Task objective: Your task is to retype the lines from the opening of the material through the line that includes "const yTitle = 'Absorbance, 505 nm';". Do not copy the pictures.

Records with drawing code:

══════════════════════════════

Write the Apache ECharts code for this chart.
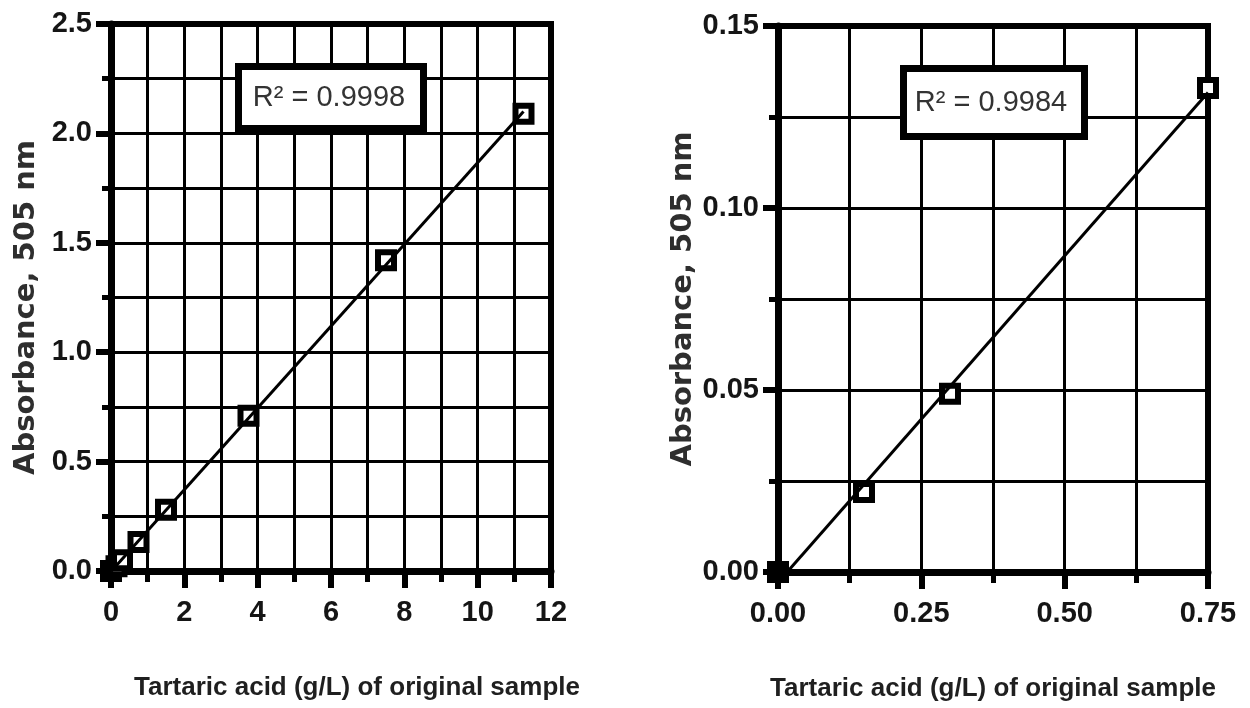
<!DOCTYPE html>
<html>
<head>
<meta charset="utf-8">
<script src="https://cdn.jsdelivr.net/npm/echarts@6/dist/echarts.min.js"></script>
<style>
html,body{margin:0;padding:0;background:#fff;}
#c{width:1250px;height:708px;}
</style>
</head>
<body>
<div id="c"></div>
<script>
// ---- data ----
const leftX = [0, 0.15, 0.3, 0.75, 1.5, 3.75, 7.5, 11.25];
const leftY = [0, 0.022, 0.049, 0.133, 0.28, 0.71, 1.42, 2.09];
const leftFitX = [0, 11.25];
const leftFitY = [-0.002, 2.10];
const leftR2 = 'R² = 0.9998';

const rightX = [0, 0.15, 0.3, 0.75];
const rightY = [0, 0.022, 0.049, 0.133];
const rightFitX = [0.016, 0.75];
const rightFitY = [0, 0.1317];
const rightR2 = 'R² = 0.9984';

const xTitle = 'Tartaric acid (g/L) of original sample';
const yTitle = 'Absorbance, 505 nm';

// ---- helpers ----
const pairs = (xs, ys) => xs.map((x, i) => [x, ys[i]]);
const scatterData = (xs, ys) => xs.map((x, i) => {
  const d = { value: [x, ys[i]] };
  if (x === 0 && ys[i] === 0) d.itemStyle = { color: '#000' };
  return d;
});

const tickFont = { fontFamily: 'Liberation Sans, Arial, sans-serif', fontWeight: 'bold', fontSize: 29, color: '#151515' };
const lineBlack = (w) => ({ lineStyle: { color: '#000', width: w } });

function xAxisCfg(gi, min, max, interval, fmt, padLeft, gap) {
  return {
    gridIndex: gi, type: 'value', min, max, interval,
    name: xTitle, nameLocation: 'middle', nameGap: gap,
    nameTextStyle: { fontFamily: 'Liberation Sans, Arial, sans-serif', fontWeight: 'bold', fontSize: 26, color: '#1f1f1f', padding: [0, 0, 0, padLeft] },
    axisLine: { show: true, onZero: false, lineStyle: { color: '#000', width: 7 } },
    axisTick: { show: true, length: 17, lineStyle: { color: '#000', width: 6 } },
    minorTick: { show: true, splitNumber: 2, length: 11, lineStyle: { color: '#000', width: 5 } },
    splitLine: { show: true, lineStyle: { color: '#000', width: 3 } },
    minorSplitLine: { show: true, lineStyle: { color: '#000', width: 3 } },
    axisLabel: Object.assign({ margin: 27, formatter: fmt, showMinLabel: true, showMaxLabel: true }, tickFont)
  };
}
function yAxisCfg(gi, min, max, interval, fmt, gap, shift) {
  return {
    gridIndex: gi, type: 'value', min, max, interval,
    name: yTitle, nameLocation: 'middle', nameGap: gap, nameRotate: 90,
    nameTextStyle: { fontFamily: 'DejaVu Sans, sans-serif', fontWeight: 'bold', fontSize: 29, color: '#2e2e2e', padding: [0, shift, 0, 0] },
    axisLine: { show: true, onZero: false, lineStyle: { color: '#000', width: 7 } },
    axisTick: { show: true, length: 15, lineStyle: { color: '#000', width: 6 } },
    minorTick: { show: true, splitNumber: 2, length: 9, lineStyle: { color: '#000', width: 5 } },
    splitLine: { show: true, lineStyle: { color: '#000', width: 3 } },
    minorSplitLine: { show: true, lineStyle: { color: '#000', width: 3 } },
    axisLabel: Object.assign({ margin: 19, formatter: fmt, showMinLabel: true, showMaxLabel: true }, tickFont)
  };
}

const chart = echarts.init(document.getElementById('c'), null, { renderer: 'canvas' });
chart.setOption({
  backgroundColor: '#fff',
  animation: false,
  grid: [
    { left: 111, top: 24, width: 440, height: 547, show: true, borderColor: '#000', borderWidth: 6, backgroundColor: 'transparent' },
    { left: 778, top: 26, width: 430, height: 546, show: true, borderColor: '#000', borderWidth: 6, backgroundColor: 'transparent' }
  ],
  xAxis: [
    xAxisCfg(0, 0, 12, 2, v => String(v), 52, 104),
    xAxisCfg(1, 0, 0.75, 0.25, v => v.toFixed(2), 0, 104)
  ],
  yAxis: [
    yAxisCfg(0, 0, 2.5, 0.5, v => v.toFixed(1), 70, 20),
    yAxisCfg(1, 0, 0.15, 0.05, v => v.toFixed(2), 80, 0)
  ],
  series: [
    { type: 'scatter', xAxisIndex: 0, yAxisIndex: 0, symbol: 'rect', symbolSize: 16, z: 3,
      itemStyle: { color: '#fff', borderColor: '#000', borderWidth: 6, opacity: 1 },
      data: scatterData(leftX, leftY) },
    { type: 'line', xAxisIndex: 0, yAxisIndex: 0, symbol: 'none', z: 4, ...lineBlack(3),
      data: pairs(leftFitX, leftFitY) },
    { type: 'scatter', xAxisIndex: 1, yAxisIndex: 1, symbol: 'rect', symbolSize: 16, z: 3,
      itemStyle: { color: '#fff', borderColor: '#000', borderWidth: 6, opacity: 1 },
      data: scatterData(rightX, rightY) },
    { type: 'line', xAxisIndex: 1, yAxisIndex: 1, symbol: 'none', z: 4, ...lineBlack(3),
      data: pairs(rightFitX, rightFitY) }
  ],
  graphic: [
    { type: 'rect', z: 10, shape: { x: 238.5, y: 66.5, width: 185, height: 62 },
      style: { fill: '#fff', stroke: '#000', lineWidth: 7 } },
    { type: 'text', z: 11, x: 329, y: 98,
      style: { text: leftR2, fill: '#333', font: '29px "Liberation Sans", Arial, sans-serif', align: 'center', verticalAlign: 'middle' } },
    { type: 'rect', z: 10, shape: { x: 903.5, y: 68.5, width: 181, height: 68 },
      style: { fill: '#fff', stroke: '#000', lineWidth: 7 } },
    { type: 'text', z: 11, x: 991, y: 103,
      style: { text: rightR2, fill: '#333', font: '29px "Liberation Sans", Arial, sans-serif', align: 'center', verticalAlign: 'middle' } }
  ]
});
</script>
</body>
</html>
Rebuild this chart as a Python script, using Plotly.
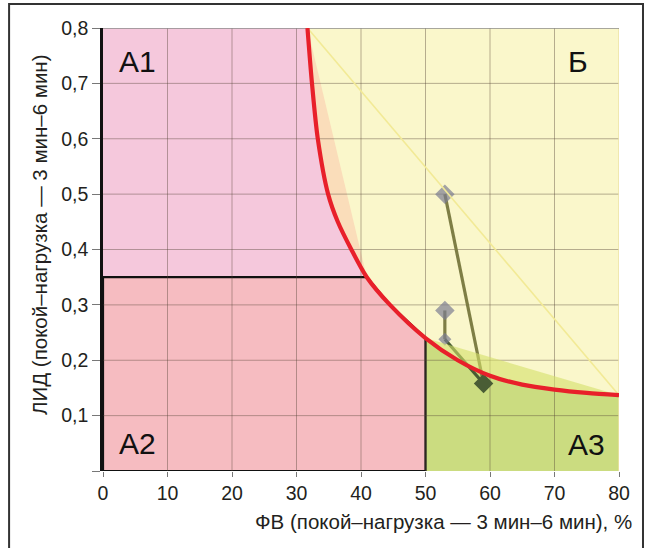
import plotly.graph_objects as go

# ---------------- data ----------------
x_ticks = [0, 10, 20, 30, 40, 50, 60, 70, 80]
x_tick_text = ["0", "10", "20", "30", "40", "50", "60", "70", "80"]
y_ticks = [0, 0.1, 0.2, 0.3, 0.4, 0.5, 0.6, 0.7, 0.8]
y_tick_text = ["", "0,1", "0,2", "0,3", "0,4", "0,5", "0,6", "0,7", "0,8"]

# boundary curve
curve_x = [31.7, 32.4, 33.3, 34.9, 36.4, 38.5, 40.9, 44.5, 50.0, 55.0, 60.0, 65.0, 70.0, 75.0, 80.0]
curve_y = [0.80, 0.70, 0.60, 0.50, 0.45, 0.40, 0.35, 0.30, 0.24, 0.200, 0.172, 0.156, 0.147, 0.141, 0.137]

# region limits
fv_limit = 50          # ФВ threshold
lid_limit = 0.35       # ЛИД threshold

# patient points (before -> after)
fv_before = [53, 53]
lid_before = [0.50, 0.29]
fv_after = [53, 59]
lid_after = [0.238, 0.158]

region_labels = ["А1", "Б", "А2", "А3"]

# ---------------- helpers ----------------
x_min, x_max = x_ticks[0], x_ticks[-1]
y_min, y_max = y_ticks[0], y_ticks[-1]

i_lid = curve_y.index(lid_limit)
i_fv = curve_x.index(fv_limit)

fig = go.Figure()

def poly(xs, ys, fill, line_color=None, line_width=0):
    fig.add_trace(go.Scatter(
        x=xs, y=ys, mode="lines", fill="toself", fillcolor=fill,
        line=dict(color=line_color or "rgba(0,0,0,0)", width=line_width),
        hoverinfo="skip", showlegend=False))

# A1 (pink)
poly([x_min, x_min] + curve_x[:i_lid + 1] + [x_min],
     [lid_limit, y_max] + curve_y[:i_lid + 1] + [lid_limit], "#F5C8DC")
# A3 (green)
poly([fv_limit] + curve_x[i_fv:] + [x_max, fv_limit],
     [y_min] + curve_y[i_fv:] + [y_min, y_min], "#CBDC80")
# peach wedge between curve and chord
poly(curve_x[:i_lid + 1] + [curve_x[0]],
     curve_y[:i_lid + 1] + [curve_y[0]], "#FADDBA")
# A2 (salmon) with black border
poly([x_min, x_min] + curve_x[i_lid:i_fv + 1] + [fv_limit, x_min],
     [y_min, lid_limit] + curve_y[i_lid:i_fv + 1] + [y_min, y_min],
     "#F6BCC1", "#111111", 2.2)

# gridlines (drawn over fills)
gx, gy = [], []
for t in x_ticks[1:-1]:
    gx += [t, t, None]
    gy += [y_min, y_max, None]
for t in y_ticks[1:-1]:
    gx += [x_min, x_max, None]
    gy += [t, t, None]
fig.add_trace(go.Scatter(x=gx, y=gy, mode="lines",
                         line=dict(color="rgba(85,70,55,0.42)", width=1),
                         hoverinfo="skip", showlegend=False))
# right edge and top edge
fig.add_trace(go.Scatter(x=[x_max, x_max], y=[y_min, y_max], mode="lines",
                         line=dict(color="#EDE3A6", width=1.5),
                         hoverinfo="skip", showlegend=False))
fig.add_trace(go.Scatter(x=[x_min, x_max], y=[y_max, y_max], mode="lines",
                         line=dict(color="#8C8C8C", width=1.5),
                         hoverinfo="skip", showlegend=False))

# before -> after connections
pair_x, pair_y = [], []
pairs = [(0, 1), (1, 0)]  # before index -> after index
for b, a in pairs:
    pair_x += [fv_before[b], fv_after[a], None]
    pair_y += [lid_before[b], lid_after[a], None]
fig.add_trace(go.Scatter(x=pair_x, y=pair_y, mode="lines",
                         line=dict(color="#7E7E45", width=3.2),
                         hoverinfo="skip", showlegend=False))
fig.add_trace(go.Scatter(x=fv_after, y=lid_after, mode="lines",
                         line=dict(color="#485C33", width=3.2),
                         hoverinfo="skip", showlegend=False))
# markers
fig.add_trace(go.Scatter(x=fv_before + [fv_after[0]], y=lid_before + [lid_after[0]],
                         mode="markers",
                         marker=dict(symbol="diamond", size=[15, 15, 10], color="#7C7D92",
                                     line=dict(width=0)),
                         hoverinfo="skip", showlegend=False))
fig.add_trace(go.Scatter(x=[fv_after[1]], y=[lid_after[1]], mode="markers",
                         marker=dict(symbol="diamond", size=15, color="#4A5D35",
                                     line=dict(width=0)),
                         hoverinfo="skip", showlegend=False))

# translucent wedge above curve (50..80)
poly(curve_x[i_fv:] + [curve_x[i_fv]], curve_y[i_fv:] + [curve_y[i_fv]],
     "rgba(212,224,105,0.6)")

# thin yellow chord
fig.add_trace(go.Scatter(x=[curve_x[0], curve_x[-1]], y=[curve_y[0], curve_y[-1]],
                         mode="lines", line=dict(color="#F2EA96", width=1.6),
                         hoverinfo="skip", showlegend=False))

# red boundary curve
fig.add_trace(go.Scatter(x=curve_x, y=curve_y, mode="lines",
                         line=dict(color="#E8202A", width=4.2, shape="spline", smoothing=0.8),
                         hoverinfo="skip", showlegend=False))

font_family = "Liberation Sans, Arial, Helvetica, sans-serif"

# region labels
label_pos = [(5.3, 0.74), (73.6, 0.74), (5.3, 0.049), (74.9, 0.047)]
for txt, (lx, ly) in zip(region_labels, label_pos):
    fig.add_annotation(x=lx, y=ly, xref="x", yref="y", text=txt, showarrow=False,
                       font=dict(family=font_family, size=30, color="#111111"),
                       xanchor="center", yanchor="middle")

# axis titles
fig.add_annotation(x=0.66, y=-0.115, xref="paper", yref="paper",
                   text="ФВ (покой–нагрузка — 3 мин–6 мин), %", showarrow=False,
                   font=dict(family=font_family, size=20.5, color="#231F20"),
                   xanchor="center", yanchor="middle")
fig.add_annotation(x=-0.122, y=0.533, xref="paper", yref="paper",
                   text="ЛИД (покой–нагрузка — 3 мин–6 мин)", showarrow=False,
                   textangle=-90,
                   font=dict(family=font_family, size=20.5, color="#231F20"),
                   xanchor="center", yanchor="middle")

# outer frame
fig.add_shape(type="rect", xref="paper", yref="paper",
              x0=-0.182, x1=1.0465, y0=-0.3, y1=1.054,
              line=dict(color="#333333", width=2), fillcolor="rgba(0,0,0,0)")

fig.update_layout(
    width=646, height=548,
    margin=dict(l=103, r=27, t=28, b=77),
    paper_bgcolor="white",
    plot_bgcolor="#FAF7CB",
    showlegend=False,
    font=dict(family=font_family, size=19, color="#231F20"),
)
fig.update_xaxes(range=[x_min, x_max], tickvals=x_ticks, ticktext=x_tick_text,
                 showgrid=False, zeroline=False, showline=False,
                 ticks="outside", ticklen=5, tickwidth=1, tickcolor="#777777",
                 tickfont=dict(family=font_family, size=19.5, color="#231F20"))
fig.update_yaxes(range=[y_min, y_max], tickvals=y_ticks, ticktext=y_tick_text,
                 showgrid=False, zeroline=False, showline=True,
                 linecolor="#111111", linewidth=2.5,
                 ticks="outside", ticklen=8, tickwidth=1, tickcolor="#777777",
                 tickfont=dict(family=font_family, size=19.5, color="#231F20"))

# remove the browser's default page margin so the figure sits at the window origin
fig.write_html("out.html",
               config={"displayModeBar": False},
               post_script="document.body.style.margin='0';document.body.style.overflow='hidden';")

══════════════════════════════

Problem solution:
Write the Apache ECharts code for this chart.
<!DOCTYPE html>
<html>
<head>
<meta charset="utf-8">
<script src="https://cdn.jsdelivr.net/npm/echarts@6/dist/echarts.min.js"></script>
<style>
html,body{margin:0;padding:0;background:#fff;}
#c{width:1250px;height:708px;}
</style>
</head>
<body>
<div id="c"></div>
<script>
// ---- data ----
const leftX = [0, 0.15, 0.3, 0.75, 1.5, 3.75, 7.5, 11.25];
const leftY = [0, 0.022, 0.049, 0.133, 0.28, 0.71, 1.42, 2.09];
const leftFitX = [0, 11.25];
const leftFitY = [-0.002, 2.10];
const leftR2 = 'R² = 0.9998';

const rightX = [0, 0.15, 0.3, 0.75];
const rightY = [0, 0.022, 0.049, 0.133];
const rightFitX = [0.016, 0.75];
const rightFitY = [0, 0.1317];
const rightR2 = 'R² = 0.9984';

const xTitle = 'Tartaric acid (g/L) of original sample';
const yTitle = 'Absorbance, 505 nm';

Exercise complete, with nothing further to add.